WORK REQUIRED — Transcribe the listing exactly, leaving out every picture.

COLLECTED MATERIAL —
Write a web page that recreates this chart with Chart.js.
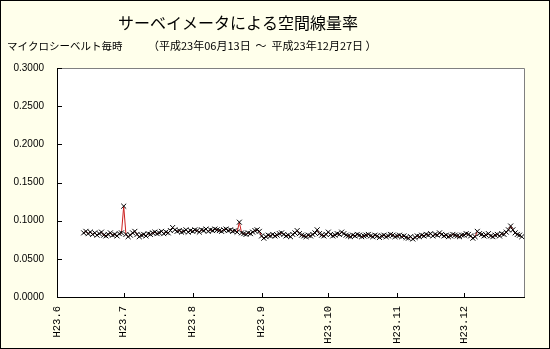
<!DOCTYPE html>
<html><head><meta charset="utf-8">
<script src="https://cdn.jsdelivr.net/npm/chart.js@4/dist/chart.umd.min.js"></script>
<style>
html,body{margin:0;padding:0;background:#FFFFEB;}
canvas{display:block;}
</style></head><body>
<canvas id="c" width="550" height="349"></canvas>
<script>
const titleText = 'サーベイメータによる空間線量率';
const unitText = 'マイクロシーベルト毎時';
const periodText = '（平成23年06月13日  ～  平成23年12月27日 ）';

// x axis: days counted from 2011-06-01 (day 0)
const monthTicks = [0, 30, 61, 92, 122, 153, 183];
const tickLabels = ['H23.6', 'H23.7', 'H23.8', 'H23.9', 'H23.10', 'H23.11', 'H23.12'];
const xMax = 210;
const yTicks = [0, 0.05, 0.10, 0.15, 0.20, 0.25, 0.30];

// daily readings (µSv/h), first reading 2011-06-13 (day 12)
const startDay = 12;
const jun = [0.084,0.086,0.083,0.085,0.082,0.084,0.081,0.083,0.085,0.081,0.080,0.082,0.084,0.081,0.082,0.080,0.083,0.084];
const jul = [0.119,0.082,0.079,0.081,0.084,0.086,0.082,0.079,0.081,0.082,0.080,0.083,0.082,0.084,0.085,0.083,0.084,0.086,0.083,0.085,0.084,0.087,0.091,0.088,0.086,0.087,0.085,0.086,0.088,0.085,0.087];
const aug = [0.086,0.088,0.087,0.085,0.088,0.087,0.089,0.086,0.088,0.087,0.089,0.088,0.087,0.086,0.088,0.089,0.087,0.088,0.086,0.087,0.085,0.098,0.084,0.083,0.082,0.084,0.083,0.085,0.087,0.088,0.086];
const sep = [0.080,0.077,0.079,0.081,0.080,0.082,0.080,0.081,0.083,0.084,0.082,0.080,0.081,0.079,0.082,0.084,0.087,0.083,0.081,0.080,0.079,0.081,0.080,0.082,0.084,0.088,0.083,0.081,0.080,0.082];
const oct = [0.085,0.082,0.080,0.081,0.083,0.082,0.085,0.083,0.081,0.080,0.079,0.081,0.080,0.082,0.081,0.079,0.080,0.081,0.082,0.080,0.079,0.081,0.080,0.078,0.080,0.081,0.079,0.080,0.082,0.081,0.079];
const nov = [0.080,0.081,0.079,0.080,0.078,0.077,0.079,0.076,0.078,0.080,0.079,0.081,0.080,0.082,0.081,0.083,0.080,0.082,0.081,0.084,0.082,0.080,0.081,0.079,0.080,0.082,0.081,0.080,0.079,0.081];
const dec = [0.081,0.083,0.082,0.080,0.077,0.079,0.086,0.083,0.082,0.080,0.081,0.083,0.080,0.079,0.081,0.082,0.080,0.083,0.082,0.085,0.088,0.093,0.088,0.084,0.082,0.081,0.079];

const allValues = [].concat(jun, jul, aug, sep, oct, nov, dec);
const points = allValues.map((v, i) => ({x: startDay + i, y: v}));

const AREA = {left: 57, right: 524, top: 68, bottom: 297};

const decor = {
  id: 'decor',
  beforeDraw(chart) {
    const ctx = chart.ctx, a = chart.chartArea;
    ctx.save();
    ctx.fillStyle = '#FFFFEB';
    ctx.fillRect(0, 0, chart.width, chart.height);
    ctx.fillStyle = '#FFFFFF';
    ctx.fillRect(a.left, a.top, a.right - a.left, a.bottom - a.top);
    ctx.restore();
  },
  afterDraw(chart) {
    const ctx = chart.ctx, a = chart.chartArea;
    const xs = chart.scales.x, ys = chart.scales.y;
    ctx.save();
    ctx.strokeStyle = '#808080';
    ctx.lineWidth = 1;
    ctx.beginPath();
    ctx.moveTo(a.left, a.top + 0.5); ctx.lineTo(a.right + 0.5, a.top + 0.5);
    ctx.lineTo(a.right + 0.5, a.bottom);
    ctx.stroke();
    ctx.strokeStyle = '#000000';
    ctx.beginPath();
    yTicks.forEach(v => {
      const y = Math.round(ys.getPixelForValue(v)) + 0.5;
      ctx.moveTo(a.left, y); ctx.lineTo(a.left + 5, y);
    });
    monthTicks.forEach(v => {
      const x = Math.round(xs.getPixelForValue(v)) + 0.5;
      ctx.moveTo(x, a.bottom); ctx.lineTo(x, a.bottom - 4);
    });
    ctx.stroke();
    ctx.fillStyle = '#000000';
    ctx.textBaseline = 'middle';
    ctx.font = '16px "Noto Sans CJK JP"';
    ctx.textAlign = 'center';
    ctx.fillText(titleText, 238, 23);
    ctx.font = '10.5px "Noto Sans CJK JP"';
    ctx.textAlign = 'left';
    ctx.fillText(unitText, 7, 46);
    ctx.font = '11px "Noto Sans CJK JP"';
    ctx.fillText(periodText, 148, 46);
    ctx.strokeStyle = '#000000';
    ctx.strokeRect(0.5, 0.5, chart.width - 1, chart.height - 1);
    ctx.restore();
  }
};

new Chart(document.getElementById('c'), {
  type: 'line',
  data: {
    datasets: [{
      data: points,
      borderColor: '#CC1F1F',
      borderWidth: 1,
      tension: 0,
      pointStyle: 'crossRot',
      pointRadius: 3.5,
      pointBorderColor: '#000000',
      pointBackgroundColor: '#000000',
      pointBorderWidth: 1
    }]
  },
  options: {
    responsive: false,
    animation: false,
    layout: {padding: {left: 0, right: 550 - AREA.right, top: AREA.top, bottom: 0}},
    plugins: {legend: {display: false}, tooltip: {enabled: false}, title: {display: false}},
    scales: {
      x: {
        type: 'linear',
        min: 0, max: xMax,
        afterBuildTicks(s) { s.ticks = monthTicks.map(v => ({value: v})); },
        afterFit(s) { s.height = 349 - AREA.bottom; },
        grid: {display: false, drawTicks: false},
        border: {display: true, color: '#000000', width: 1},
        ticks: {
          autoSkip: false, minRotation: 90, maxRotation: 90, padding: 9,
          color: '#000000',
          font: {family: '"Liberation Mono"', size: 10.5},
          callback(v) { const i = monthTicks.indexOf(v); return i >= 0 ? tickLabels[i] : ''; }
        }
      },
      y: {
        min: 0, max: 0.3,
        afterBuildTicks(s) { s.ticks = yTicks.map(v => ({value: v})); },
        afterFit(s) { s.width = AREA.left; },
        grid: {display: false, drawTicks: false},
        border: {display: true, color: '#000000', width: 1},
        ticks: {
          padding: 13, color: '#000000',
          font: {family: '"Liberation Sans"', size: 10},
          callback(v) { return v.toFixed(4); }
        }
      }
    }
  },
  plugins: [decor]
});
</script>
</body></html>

RESPONSE —
Write a web page that recreates this chart with Chart.js.
<!DOCTYPE html>
<html><head><meta charset="utf-8">
<script src="https://cdn.jsdelivr.net/npm/chart.js@4/dist/chart.umd.min.js"></script>
<style>
html,body{margin:0;padding:0;background:#FFFFEB;}
canvas{display:block;}
</style></head><body>
<canvas id="c" width="550" height="349"></canvas>
<script>
const titleText = 'サーベイメータによる空間線量率';
const unitText = 'マイクロシーベルト毎時';
const periodText = '（平成23年06月13日  ～  平成23年12月27日 ）';

// x axis: days counted from 2011-06-01 (day 0)
const monthTicks = [0, 30, 61, 92, 122, 153, 183];
const tickLabels = ['H23.6', 'H23.7', 'H23.8', 'H23.9', 'H23.10', 'H23.11', 'H23.12'];
const xMax = 210;
const yTicks = [0, 0.05, 0.10, 0.15, 0.20, 0.25, 0.30];

// daily readings (µSv/h), first reading 2011-06-13 (day 12)
const startDay = 12;
const jun = [0.084,0.086,0.083,0.085,0.082,0.084,0.081,0.083,0.085,0.081,0.080,0.082,0.084,0.081,0.082,0.080,0.083,0.084];
const jul = [0.119,0.082,0.079,0.081,0.084,0.086,0.082,0.079,0.081,0.082,0.080,0.083,0.082,0.084,0.085,0.083,0.084,0.086,0.083,0.085,0.084,0.087,0.091,0.088,0.086,0.087,0.085,0.086,0.088,0.085,0.087];
const aug = [0.086,0.088,0.087,0.085,0.088,0.087,0.089,0.086,0.088,0.087,0.089,0.088,0.087,0.086,0.088,0.089,0.087,0.088,0.086,0.087,0.085,0.098,0.084,0.083,0.082,0.084,0.083,0.085,0.087,0.088,0.086];
const sep = [0.080,0.077,0.079,0.081,0.080,0.082,0.080,0.081,0.083,0.084,0.082,0.080,0.081,0.079,0.082,0.084,0.087,0.083,0.081,0.080,0.079,0.081,0.080,0.082,0.084,0.088,0.083,0.081,0.080,0.082];
const oct = [0.085,0.082,0.080,0.081,0.083,0.082,0.085,0.083,0.081,0.080,0.079,0.081,0.080,0.082,0.081,0.079,0.080,0.081,0.082,0.080,0.079,0.081,0.080,0.078,0.080,0.081,0.079,0.080,0.082,0.081,0.079];
const nov = [0.080,0.081,0.079,0.080,0.078,0.077,0.079,0.076,0.078,0.080,0.079,0.081,0.080,0.082,0.081,0.083,0.080,0.082,0.081,0.084,0.082,0.080,0.081,0.079,0.080,0.082,0.081,0.080,0.079,0.081];
const dec = [0.081,0.083,0.082,0.080,0.077,0.079,0.086,0.083,0.082,0.080,0.081,0.083,0.080,0.079,0.081,0.082,0.080,0.083,0.082,0.085,0.088,0.093,0.088,0.084,0.082,0.081,0.079];

const allValues = [].concat(jun, jul, aug, sep, oct, nov, dec);
const points = allValues.map((v, i) => ({x: startDay + i, y: v}));

const AREA = {left: 57, right: 524, top: 68, bottom: 297};

const decor = {
  id: 'decor',
  beforeDraw(chart) {
    const ctx = chart.ctx, a = chart.chartArea;
    ctx.save();
    ctx.fillStyle = '#FFFFEB';
    ctx.fillRect(0, 0, chart.width, chart.height);
    ctx.fillStyle = '#FFFFFF';
    ctx.fillRect(a.left, a.top, a.right - a.left, a.bottom - a.top);
    ctx.restore();
  },
  afterDraw(chart) {
    const ctx = chart.ctx, a = chart.chartArea;
    const xs = chart.scales.x, ys = chart.scales.y;
    ctx.save();
    ctx.strokeStyle = '#808080';
    ctx.lineWidth = 1;
    ctx.beginPath();
    ctx.moveTo(a.left, a.top + 0.5); ctx.lineTo(a.right + 0.5, a.top + 0.5);
    ctx.lineTo(a.right + 0.5, a.bottom);
    ctx.stroke();
    ctx.strokeStyle = '#000000';
    ctx.beginPath();
    yTicks.forEach(v => {
      const y = Math.round(ys.getPixelForValue(v)) + 0.5;
      ctx.moveTo(a.left, y); ctx.lineTo(a.left + 5, y);
    });
    monthTicks.forEach(v => {
      const x = Math.round(xs.getPixelForValue(v)) + 0.5;
      ctx.moveTo(x, a.bottom); ctx.lineTo(x, a.bottom - 4);
    });
    ctx.stroke();
    ctx.fillStyle = '#000000';
    ctx.textBaseline = 'middle';
    ctx.font = '16px "Noto Sans CJK JP"';
    ctx.textAlign = 'center';
    ctx.fillText(titleText, 238, 23);
    ctx.font = '10.5px "Noto Sans CJK JP"';
    ctx.textAlign = 'left';
    ctx.fillText(unitText, 7, 46);
    ctx.font = '11px "Noto Sans CJK JP"';
    ctx.fillText(periodText, 148, 46);
    ctx.strokeStyle = '#000000';
    ctx.strokeRect(0.5, 0.5, chart.width - 1, chart.height - 1);
    ctx.restore();
  }
};

new Chart(document.getElementById('c'), {
  type: 'line',
  data: {
    datasets: [{
      data: points,
      borderColor: '#CC1F1F',
      borderWidth: 1,
      tension: 0,
      pointStyle: 'crossRot',
      pointRadius: 3.5,
      pointBorderColor: '#000000',
      pointBackgroundColor: '#000000',
      pointBorderWidth: 1
    }]
  },
  options: {
    responsive: false,
    animation: false,
    layout: {padding: {left: 0, right: 550 - AREA.right, top: AREA.top, bottom: 0}},
    plugins: {legend: {display: false}, tooltip: {enabled: false}, title: {display: false}},
    scales: {
      x: {
        type: 'linear',
        min: 0, max: xMax,
        afterBuildTicks(s) { s.ticks = monthTicks.map(v => ({value: v})); },
        afterFit(s) { s.height = 349 - AREA.bottom; },
        grid: {display: false, drawTicks: false},
        border: {display: true, color: '#000000', width: 1},
        ticks: {
          autoSkip: false, minRotation: 90, maxRotation: 90, padding: 9,
          color: '#000000',
          font: {family: '"Liberation Mono"', size: 10.5},
          callback(v) { const i = monthTicks.indexOf(v); return i >= 0 ? tickLabels[i] : ''; }
        }
      },
      y: {
        min: 0, max: 0.3,
        afterBuildTicks(s) { s.ticks = yTicks.map(v => ({value: v})); },
        afterFit(s) { s.width = AREA.left; },
        grid: {display: false, drawTicks: false},
        border: {display: true, color: '#000000', width: 1},
        ticks: {
          padding: 13, color: '#000000',
          font: {family: '"Liberation Sans"', size: 10},
          callback(v) { return v.toFixed(4); }
        }
      }
    }
  },
  plugins: [decor]
});
</script>
</body></html>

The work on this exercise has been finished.